**Dataset content**
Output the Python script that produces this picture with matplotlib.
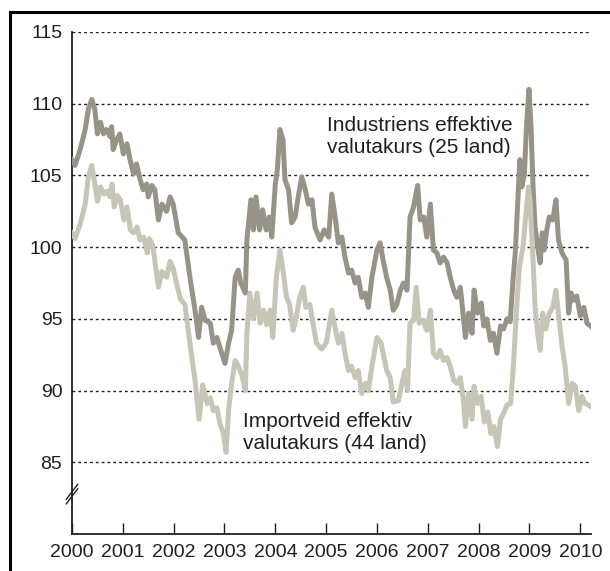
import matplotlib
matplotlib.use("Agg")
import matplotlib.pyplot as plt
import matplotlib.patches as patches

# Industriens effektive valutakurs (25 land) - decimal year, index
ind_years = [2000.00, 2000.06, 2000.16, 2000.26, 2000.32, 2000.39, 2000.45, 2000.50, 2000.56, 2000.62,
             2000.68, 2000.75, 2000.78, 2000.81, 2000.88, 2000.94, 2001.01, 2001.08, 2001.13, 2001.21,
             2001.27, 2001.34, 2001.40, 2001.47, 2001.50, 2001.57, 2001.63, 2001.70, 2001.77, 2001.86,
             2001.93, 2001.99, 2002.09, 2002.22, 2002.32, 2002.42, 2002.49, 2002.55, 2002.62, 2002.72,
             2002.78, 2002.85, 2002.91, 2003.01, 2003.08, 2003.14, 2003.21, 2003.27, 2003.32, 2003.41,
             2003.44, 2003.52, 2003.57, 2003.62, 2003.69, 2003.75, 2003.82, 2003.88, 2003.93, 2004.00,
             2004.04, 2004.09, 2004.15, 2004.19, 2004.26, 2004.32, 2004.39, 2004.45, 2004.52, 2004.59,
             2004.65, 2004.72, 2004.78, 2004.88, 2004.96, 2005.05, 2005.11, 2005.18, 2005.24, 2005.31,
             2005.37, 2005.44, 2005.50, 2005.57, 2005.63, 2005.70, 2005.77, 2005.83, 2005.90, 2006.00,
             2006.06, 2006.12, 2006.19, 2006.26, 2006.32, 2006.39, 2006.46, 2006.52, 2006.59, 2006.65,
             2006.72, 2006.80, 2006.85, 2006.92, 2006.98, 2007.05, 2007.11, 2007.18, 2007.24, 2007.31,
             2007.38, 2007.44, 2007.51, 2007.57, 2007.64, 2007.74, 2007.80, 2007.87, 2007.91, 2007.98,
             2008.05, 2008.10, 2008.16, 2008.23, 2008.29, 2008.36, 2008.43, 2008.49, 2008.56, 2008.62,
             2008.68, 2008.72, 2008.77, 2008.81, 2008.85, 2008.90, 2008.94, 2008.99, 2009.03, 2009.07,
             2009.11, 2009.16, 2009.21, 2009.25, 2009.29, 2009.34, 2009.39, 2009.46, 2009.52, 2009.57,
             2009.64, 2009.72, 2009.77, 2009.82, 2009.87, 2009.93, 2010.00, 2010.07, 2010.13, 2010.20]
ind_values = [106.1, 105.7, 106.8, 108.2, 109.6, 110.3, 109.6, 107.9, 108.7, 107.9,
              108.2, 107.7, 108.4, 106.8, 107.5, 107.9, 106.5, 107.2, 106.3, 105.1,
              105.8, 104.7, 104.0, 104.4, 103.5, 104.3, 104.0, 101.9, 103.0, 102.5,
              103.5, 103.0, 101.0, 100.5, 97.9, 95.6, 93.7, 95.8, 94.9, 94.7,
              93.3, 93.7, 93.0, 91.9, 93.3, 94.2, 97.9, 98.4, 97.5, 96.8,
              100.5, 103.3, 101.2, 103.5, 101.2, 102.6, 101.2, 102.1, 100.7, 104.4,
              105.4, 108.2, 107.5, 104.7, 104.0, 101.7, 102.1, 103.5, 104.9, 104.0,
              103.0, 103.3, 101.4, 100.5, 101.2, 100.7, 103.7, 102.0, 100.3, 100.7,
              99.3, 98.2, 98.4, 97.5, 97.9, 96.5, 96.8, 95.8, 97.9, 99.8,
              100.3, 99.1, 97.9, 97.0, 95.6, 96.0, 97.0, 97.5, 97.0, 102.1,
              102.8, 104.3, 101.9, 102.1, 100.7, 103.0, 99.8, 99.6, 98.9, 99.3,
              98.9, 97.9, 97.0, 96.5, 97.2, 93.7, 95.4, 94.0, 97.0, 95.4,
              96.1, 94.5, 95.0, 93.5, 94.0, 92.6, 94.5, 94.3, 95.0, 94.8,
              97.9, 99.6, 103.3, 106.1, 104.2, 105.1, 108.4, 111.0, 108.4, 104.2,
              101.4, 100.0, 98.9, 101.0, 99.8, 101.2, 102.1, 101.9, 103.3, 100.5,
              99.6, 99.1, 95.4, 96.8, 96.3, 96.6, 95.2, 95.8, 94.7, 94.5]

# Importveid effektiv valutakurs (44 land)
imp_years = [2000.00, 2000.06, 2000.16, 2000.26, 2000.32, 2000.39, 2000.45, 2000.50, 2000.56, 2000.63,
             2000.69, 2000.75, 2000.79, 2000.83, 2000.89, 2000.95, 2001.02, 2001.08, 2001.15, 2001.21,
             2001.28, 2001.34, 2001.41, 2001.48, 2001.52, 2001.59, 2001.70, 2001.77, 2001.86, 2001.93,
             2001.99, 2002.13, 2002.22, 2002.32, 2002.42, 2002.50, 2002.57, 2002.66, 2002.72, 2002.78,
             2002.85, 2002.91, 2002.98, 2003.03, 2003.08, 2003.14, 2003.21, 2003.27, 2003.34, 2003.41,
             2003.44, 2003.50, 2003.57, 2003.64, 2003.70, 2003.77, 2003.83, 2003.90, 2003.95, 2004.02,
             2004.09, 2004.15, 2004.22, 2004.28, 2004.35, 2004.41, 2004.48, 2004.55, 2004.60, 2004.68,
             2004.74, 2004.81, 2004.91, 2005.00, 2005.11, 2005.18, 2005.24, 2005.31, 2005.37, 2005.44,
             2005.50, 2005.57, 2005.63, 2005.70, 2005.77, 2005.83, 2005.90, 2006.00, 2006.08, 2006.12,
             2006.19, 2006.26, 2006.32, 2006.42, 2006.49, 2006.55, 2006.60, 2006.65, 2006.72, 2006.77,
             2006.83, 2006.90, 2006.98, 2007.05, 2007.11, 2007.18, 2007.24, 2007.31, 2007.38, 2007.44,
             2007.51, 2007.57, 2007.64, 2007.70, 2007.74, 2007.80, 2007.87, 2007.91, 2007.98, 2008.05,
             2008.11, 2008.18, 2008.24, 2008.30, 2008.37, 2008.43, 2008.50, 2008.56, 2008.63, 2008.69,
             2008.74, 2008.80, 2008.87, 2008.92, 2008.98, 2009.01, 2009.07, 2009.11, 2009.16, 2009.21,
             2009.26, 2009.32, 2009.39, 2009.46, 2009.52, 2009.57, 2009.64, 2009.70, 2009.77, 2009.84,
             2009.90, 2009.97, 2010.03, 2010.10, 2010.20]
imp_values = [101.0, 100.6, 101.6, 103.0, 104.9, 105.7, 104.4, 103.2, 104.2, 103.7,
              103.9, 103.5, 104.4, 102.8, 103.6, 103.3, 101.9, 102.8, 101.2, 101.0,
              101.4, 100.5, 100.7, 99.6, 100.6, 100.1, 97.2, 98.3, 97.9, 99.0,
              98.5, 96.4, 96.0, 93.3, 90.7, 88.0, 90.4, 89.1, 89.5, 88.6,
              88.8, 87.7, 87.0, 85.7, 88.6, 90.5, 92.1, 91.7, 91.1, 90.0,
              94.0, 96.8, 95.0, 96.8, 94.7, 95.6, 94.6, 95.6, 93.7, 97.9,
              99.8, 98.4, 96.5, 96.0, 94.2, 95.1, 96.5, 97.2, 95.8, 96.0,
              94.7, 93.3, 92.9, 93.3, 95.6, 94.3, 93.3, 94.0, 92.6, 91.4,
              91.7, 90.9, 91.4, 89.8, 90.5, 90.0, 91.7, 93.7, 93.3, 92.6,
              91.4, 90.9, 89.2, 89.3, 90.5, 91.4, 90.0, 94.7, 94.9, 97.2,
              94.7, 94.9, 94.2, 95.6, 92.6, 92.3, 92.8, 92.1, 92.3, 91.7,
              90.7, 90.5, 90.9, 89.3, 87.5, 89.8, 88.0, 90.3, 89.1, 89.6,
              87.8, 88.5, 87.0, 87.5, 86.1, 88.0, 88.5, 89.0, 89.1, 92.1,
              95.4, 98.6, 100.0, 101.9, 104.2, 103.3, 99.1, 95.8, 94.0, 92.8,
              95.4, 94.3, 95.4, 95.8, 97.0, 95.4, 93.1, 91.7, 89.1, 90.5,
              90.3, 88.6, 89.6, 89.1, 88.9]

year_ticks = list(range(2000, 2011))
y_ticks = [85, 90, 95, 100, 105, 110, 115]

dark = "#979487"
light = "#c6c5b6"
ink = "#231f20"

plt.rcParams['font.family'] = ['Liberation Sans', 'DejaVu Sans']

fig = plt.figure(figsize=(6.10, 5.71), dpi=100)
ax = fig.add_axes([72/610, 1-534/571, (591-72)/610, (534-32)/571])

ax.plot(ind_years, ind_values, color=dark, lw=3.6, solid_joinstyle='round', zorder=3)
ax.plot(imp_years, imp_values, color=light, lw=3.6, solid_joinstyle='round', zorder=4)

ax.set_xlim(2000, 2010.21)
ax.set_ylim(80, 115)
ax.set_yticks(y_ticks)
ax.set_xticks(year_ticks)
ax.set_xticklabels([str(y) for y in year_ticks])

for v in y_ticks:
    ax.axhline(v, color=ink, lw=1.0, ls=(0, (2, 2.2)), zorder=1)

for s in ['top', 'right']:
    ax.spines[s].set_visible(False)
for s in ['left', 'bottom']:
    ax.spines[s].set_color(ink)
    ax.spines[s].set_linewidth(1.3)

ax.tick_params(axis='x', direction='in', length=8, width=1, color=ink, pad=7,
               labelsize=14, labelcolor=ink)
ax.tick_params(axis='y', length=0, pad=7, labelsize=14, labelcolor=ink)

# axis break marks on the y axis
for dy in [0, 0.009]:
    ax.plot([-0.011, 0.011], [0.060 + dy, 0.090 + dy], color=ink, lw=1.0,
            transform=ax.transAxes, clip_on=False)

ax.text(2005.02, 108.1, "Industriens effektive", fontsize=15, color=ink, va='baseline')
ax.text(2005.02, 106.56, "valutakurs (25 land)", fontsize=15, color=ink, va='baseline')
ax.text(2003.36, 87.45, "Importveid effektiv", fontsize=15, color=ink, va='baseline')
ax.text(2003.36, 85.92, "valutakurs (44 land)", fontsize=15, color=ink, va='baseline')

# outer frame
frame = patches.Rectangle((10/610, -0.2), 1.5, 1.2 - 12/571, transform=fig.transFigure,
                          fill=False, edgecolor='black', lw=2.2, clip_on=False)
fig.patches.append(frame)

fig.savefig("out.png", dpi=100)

**Required task**
Locate each line containing the string "matplotlib" and show it.

**Full answer**
Output the Python script that produces this picture with matplotlib.
import matplotlib
matplotlib.use("Agg")
import matplotlib.pyplot as plt
import matplotlib.patches as patches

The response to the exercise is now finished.